WHAT TO WORK ON =
Return the lines that follow, exactly as they appear, from the first through the one containing "import matplotlib.patheffects as pe"; no pictures are to be included.

RAW RECORDS =
══════════════════════════════

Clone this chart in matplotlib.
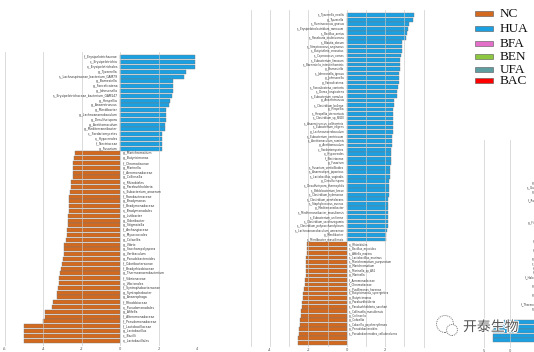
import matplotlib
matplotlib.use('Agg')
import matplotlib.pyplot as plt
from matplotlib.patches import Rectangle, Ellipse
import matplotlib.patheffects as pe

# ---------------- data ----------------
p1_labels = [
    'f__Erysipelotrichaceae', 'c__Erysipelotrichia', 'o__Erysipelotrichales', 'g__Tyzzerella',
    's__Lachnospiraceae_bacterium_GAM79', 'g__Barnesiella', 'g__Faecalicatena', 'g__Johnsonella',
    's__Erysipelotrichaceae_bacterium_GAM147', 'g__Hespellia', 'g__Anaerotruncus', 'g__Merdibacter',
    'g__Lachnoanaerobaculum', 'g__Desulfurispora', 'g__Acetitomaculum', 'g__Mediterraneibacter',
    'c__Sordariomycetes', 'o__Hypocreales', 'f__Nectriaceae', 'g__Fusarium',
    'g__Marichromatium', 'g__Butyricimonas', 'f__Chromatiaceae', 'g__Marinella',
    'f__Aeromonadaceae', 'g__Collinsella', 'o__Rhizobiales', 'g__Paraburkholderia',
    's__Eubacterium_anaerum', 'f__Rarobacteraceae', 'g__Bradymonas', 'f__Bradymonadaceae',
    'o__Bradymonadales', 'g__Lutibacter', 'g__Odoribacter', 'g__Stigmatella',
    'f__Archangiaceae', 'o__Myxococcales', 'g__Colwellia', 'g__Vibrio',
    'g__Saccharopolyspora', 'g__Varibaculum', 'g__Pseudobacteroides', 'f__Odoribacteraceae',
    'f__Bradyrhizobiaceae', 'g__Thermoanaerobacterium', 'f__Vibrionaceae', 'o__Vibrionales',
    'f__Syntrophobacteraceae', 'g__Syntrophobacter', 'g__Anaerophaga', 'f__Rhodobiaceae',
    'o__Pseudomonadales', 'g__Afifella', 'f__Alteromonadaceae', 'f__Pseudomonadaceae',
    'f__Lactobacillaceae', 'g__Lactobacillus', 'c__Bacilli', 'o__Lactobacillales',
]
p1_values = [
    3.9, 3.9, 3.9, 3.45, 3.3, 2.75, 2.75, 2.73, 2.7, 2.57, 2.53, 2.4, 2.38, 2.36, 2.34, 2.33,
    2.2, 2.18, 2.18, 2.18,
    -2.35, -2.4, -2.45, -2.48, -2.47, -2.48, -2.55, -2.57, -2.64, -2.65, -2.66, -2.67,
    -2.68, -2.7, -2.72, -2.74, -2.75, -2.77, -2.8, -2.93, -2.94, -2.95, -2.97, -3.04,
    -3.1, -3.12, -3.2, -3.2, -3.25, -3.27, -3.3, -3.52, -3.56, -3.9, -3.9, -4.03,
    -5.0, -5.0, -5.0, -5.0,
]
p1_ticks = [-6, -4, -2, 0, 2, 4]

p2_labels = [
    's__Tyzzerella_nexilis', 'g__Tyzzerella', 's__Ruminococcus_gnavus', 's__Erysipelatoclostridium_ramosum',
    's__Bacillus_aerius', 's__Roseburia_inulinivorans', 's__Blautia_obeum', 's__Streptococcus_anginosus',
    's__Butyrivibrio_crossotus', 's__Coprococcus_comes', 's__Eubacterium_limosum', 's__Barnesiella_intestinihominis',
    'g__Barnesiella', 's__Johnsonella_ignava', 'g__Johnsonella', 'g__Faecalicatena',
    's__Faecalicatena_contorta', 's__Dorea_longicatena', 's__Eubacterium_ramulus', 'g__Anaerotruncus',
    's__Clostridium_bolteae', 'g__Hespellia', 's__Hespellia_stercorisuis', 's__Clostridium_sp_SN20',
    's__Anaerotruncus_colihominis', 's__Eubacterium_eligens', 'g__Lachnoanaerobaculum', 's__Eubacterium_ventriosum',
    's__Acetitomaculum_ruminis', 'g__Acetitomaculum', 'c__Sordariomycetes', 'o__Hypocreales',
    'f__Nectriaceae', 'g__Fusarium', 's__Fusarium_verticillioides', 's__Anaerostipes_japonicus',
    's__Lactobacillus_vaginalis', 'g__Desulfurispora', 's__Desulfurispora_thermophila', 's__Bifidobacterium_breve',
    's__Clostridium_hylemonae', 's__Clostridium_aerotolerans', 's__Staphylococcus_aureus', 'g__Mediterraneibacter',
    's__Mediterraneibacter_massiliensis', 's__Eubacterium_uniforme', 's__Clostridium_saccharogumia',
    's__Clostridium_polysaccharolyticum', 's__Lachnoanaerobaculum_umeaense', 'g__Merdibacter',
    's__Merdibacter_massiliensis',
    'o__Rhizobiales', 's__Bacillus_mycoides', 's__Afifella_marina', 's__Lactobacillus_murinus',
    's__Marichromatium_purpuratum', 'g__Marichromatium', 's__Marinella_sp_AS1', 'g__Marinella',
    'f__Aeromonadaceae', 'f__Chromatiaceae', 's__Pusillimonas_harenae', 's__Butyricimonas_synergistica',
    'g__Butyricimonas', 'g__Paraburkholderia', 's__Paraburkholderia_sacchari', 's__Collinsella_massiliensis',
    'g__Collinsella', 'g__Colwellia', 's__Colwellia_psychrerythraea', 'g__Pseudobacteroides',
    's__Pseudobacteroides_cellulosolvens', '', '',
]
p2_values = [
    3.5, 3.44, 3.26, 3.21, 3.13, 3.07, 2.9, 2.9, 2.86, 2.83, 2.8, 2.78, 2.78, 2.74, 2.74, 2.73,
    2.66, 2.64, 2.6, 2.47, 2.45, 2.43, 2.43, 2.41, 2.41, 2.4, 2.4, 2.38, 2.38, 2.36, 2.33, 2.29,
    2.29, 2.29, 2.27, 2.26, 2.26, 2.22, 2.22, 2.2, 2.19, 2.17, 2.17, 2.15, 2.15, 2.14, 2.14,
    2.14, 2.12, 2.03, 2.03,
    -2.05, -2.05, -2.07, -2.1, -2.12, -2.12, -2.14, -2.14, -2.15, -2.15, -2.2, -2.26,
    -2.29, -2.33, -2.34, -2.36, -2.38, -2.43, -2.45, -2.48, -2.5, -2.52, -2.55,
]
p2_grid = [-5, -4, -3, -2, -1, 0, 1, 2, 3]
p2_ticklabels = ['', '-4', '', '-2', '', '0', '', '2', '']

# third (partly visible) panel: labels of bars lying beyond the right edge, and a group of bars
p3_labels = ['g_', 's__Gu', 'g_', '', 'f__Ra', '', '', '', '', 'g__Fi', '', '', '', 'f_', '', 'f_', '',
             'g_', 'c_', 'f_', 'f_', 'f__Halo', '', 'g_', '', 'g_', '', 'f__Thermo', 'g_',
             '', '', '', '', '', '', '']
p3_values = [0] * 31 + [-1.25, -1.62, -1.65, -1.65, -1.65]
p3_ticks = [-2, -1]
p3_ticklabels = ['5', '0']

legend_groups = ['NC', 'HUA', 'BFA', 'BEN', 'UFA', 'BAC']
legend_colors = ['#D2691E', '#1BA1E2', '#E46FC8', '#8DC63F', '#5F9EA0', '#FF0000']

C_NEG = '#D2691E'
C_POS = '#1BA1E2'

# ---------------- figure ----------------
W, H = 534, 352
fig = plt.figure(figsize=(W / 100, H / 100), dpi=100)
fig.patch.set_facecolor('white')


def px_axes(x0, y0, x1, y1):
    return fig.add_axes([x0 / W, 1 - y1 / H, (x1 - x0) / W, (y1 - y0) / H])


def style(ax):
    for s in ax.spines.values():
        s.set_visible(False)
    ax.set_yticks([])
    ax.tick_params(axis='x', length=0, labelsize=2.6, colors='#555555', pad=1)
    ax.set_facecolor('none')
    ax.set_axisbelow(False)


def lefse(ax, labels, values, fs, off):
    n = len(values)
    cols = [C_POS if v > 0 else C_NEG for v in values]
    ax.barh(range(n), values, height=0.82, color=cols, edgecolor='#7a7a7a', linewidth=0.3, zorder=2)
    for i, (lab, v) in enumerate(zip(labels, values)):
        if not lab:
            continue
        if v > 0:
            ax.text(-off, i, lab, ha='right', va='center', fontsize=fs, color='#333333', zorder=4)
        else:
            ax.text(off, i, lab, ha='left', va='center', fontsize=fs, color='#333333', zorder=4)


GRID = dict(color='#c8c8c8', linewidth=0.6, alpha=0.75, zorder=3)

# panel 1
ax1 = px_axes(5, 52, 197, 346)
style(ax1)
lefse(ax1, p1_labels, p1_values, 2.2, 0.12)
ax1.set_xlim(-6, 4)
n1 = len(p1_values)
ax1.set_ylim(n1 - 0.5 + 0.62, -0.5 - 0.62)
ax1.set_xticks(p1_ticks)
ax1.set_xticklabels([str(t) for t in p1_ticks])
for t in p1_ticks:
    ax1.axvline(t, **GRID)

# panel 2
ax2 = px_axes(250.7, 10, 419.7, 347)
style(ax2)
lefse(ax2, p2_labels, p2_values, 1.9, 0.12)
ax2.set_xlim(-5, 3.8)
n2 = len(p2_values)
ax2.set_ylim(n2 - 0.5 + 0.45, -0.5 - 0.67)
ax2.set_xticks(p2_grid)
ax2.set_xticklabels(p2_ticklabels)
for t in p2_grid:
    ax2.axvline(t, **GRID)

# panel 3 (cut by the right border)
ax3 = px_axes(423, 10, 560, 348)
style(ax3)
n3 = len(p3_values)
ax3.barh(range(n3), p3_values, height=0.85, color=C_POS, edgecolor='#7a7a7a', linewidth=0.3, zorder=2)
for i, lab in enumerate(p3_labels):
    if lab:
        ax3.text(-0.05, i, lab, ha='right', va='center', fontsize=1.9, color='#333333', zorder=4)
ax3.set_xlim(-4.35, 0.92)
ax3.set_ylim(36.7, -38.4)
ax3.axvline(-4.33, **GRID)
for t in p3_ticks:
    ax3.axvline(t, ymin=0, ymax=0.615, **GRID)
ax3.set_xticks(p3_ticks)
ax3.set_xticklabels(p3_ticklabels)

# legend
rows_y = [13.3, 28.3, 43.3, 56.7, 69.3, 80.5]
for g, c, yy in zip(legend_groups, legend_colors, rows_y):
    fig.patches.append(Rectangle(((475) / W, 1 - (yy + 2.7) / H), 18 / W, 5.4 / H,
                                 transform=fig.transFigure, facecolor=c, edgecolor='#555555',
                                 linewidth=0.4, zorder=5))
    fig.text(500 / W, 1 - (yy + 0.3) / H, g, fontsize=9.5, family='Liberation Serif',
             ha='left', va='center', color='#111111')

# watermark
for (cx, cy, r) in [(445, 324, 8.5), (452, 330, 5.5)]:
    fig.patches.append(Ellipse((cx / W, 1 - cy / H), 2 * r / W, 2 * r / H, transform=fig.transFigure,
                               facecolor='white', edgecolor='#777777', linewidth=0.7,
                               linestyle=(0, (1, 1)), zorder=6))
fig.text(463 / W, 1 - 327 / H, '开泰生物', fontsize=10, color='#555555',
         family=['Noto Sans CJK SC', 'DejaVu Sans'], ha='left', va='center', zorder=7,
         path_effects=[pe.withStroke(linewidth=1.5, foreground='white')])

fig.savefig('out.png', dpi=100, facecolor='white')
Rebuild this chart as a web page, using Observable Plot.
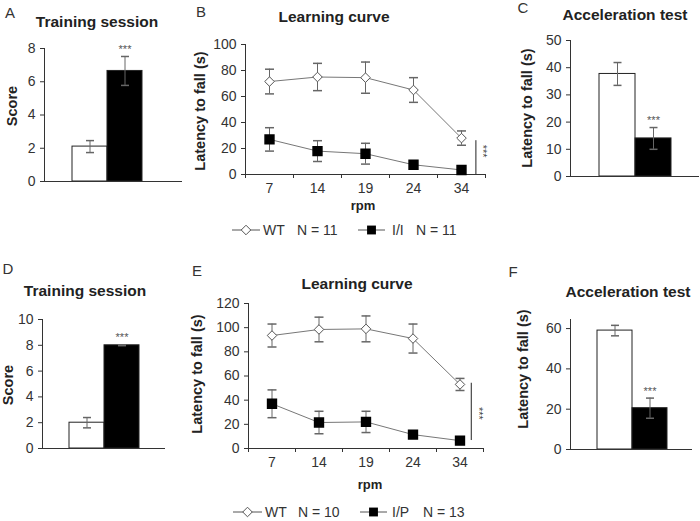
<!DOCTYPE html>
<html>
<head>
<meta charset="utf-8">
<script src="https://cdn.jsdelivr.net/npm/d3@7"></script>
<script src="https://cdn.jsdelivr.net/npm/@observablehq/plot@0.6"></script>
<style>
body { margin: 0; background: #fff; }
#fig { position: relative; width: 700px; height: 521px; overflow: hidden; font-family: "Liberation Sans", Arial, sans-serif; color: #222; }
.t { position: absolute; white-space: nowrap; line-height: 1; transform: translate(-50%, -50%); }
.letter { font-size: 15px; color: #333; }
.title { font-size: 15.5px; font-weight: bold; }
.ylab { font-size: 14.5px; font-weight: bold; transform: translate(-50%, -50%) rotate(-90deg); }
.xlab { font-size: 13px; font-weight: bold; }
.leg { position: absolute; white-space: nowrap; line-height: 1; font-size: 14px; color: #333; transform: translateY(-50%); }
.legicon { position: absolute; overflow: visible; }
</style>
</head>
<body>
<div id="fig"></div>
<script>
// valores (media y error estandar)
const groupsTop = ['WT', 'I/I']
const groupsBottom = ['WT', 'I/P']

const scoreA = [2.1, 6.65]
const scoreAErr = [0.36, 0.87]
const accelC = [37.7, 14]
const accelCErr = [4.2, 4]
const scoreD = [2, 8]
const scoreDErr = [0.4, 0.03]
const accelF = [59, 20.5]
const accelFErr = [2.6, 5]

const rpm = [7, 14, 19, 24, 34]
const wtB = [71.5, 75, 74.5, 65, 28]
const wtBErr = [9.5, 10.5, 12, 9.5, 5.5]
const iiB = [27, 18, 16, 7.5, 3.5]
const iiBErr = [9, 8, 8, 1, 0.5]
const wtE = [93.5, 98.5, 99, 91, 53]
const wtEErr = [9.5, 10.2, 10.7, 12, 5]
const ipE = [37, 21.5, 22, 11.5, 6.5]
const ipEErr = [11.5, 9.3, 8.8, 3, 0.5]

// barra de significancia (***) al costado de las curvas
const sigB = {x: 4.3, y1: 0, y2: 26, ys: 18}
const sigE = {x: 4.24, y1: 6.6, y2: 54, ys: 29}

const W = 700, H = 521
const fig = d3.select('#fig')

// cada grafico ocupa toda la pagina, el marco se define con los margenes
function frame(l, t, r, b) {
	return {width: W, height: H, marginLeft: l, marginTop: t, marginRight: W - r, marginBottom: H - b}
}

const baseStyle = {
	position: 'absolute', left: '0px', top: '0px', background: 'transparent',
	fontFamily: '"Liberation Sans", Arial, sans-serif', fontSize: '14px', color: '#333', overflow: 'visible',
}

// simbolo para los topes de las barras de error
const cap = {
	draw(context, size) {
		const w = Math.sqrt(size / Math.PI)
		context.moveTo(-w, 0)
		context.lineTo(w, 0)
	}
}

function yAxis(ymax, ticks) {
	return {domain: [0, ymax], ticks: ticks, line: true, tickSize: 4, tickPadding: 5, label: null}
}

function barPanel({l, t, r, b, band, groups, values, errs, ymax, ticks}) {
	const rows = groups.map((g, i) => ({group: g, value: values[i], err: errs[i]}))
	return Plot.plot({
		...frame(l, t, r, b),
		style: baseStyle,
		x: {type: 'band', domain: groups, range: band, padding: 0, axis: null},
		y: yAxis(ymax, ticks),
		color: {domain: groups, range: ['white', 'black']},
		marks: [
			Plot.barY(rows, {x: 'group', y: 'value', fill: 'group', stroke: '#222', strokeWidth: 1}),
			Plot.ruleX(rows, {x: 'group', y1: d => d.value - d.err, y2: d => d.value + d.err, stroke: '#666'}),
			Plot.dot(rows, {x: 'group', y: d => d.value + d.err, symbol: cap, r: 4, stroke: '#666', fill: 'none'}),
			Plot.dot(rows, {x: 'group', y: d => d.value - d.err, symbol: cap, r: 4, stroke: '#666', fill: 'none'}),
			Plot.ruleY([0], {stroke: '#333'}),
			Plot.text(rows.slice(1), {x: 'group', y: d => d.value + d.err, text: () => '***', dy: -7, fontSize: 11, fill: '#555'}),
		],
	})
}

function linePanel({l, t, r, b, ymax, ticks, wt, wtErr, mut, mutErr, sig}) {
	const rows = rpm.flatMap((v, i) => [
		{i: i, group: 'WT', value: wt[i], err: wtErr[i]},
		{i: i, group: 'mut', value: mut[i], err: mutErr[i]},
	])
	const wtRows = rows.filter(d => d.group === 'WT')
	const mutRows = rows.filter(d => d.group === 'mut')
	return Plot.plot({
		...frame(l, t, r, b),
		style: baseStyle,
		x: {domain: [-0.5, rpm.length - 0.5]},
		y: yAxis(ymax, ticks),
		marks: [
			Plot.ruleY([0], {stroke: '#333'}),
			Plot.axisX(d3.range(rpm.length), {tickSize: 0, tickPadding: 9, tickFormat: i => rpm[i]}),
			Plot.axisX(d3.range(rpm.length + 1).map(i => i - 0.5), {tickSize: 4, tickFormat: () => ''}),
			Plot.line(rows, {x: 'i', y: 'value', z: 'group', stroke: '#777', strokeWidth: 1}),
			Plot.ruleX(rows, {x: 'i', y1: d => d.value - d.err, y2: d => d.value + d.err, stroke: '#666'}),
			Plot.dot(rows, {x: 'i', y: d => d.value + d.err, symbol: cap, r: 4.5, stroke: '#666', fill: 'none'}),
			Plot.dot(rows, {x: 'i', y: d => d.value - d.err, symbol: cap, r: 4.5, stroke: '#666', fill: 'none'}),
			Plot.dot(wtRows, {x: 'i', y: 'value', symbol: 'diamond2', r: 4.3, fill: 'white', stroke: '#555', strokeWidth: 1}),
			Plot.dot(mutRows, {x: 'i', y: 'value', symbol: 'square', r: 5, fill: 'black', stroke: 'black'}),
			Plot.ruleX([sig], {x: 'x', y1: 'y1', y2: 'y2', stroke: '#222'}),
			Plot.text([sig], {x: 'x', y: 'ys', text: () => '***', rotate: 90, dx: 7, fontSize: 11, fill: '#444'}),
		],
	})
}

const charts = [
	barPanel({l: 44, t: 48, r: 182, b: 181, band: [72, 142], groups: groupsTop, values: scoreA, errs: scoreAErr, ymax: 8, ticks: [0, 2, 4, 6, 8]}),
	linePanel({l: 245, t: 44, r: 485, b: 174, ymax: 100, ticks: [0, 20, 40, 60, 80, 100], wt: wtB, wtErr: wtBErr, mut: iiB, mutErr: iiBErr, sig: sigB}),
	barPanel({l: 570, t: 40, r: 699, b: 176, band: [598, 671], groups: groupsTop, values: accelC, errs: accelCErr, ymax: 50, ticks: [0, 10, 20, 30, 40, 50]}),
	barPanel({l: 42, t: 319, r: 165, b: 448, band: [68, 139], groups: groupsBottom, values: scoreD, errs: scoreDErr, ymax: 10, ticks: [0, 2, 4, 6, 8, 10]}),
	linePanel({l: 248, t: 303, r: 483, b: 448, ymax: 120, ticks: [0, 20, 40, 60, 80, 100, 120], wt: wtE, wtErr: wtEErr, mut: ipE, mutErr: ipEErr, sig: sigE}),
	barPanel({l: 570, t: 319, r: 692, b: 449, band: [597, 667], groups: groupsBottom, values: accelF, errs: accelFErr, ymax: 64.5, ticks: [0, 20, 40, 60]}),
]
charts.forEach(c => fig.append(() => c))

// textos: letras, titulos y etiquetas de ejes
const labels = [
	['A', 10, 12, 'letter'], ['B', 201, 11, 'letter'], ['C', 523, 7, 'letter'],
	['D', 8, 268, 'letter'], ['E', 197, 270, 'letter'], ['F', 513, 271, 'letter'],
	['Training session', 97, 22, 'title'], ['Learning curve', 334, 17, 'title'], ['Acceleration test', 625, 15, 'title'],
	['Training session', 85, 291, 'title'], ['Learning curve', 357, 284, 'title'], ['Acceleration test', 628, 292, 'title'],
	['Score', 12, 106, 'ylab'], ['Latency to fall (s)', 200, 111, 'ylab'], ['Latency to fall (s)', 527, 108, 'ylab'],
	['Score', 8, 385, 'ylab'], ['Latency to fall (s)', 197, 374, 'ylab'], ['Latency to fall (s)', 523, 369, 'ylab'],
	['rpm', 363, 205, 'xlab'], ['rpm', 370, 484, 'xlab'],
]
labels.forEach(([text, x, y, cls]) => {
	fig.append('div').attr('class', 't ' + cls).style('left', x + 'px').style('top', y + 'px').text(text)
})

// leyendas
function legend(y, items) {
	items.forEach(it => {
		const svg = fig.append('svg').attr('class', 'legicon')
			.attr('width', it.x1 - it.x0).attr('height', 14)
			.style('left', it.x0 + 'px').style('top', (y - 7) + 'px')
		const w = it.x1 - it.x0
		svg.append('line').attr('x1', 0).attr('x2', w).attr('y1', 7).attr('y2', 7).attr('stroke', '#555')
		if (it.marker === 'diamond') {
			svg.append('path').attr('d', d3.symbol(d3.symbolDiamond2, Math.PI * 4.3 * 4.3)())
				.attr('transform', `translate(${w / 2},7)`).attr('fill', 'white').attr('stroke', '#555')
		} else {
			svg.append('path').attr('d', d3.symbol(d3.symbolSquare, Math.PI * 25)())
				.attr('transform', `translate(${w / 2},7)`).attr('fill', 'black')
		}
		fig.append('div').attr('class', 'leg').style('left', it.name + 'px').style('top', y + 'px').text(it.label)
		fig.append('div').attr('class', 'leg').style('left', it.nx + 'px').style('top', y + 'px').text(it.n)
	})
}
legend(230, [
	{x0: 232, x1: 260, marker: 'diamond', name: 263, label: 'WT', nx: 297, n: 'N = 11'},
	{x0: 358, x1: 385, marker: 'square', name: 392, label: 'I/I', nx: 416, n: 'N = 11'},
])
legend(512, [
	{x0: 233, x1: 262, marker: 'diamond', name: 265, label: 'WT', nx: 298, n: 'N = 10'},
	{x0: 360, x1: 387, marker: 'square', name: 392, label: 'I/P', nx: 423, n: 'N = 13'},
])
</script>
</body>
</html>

══════════════════════════════

EXERCISE RESULT =
Clone this chart in matplotlib.
import matplotlib
matplotlib.use('Agg')
import matplotlib.pyplot as plt
from matplotlib.patches import Rectangle, Ellipse
import matplotlib.patheffects as pe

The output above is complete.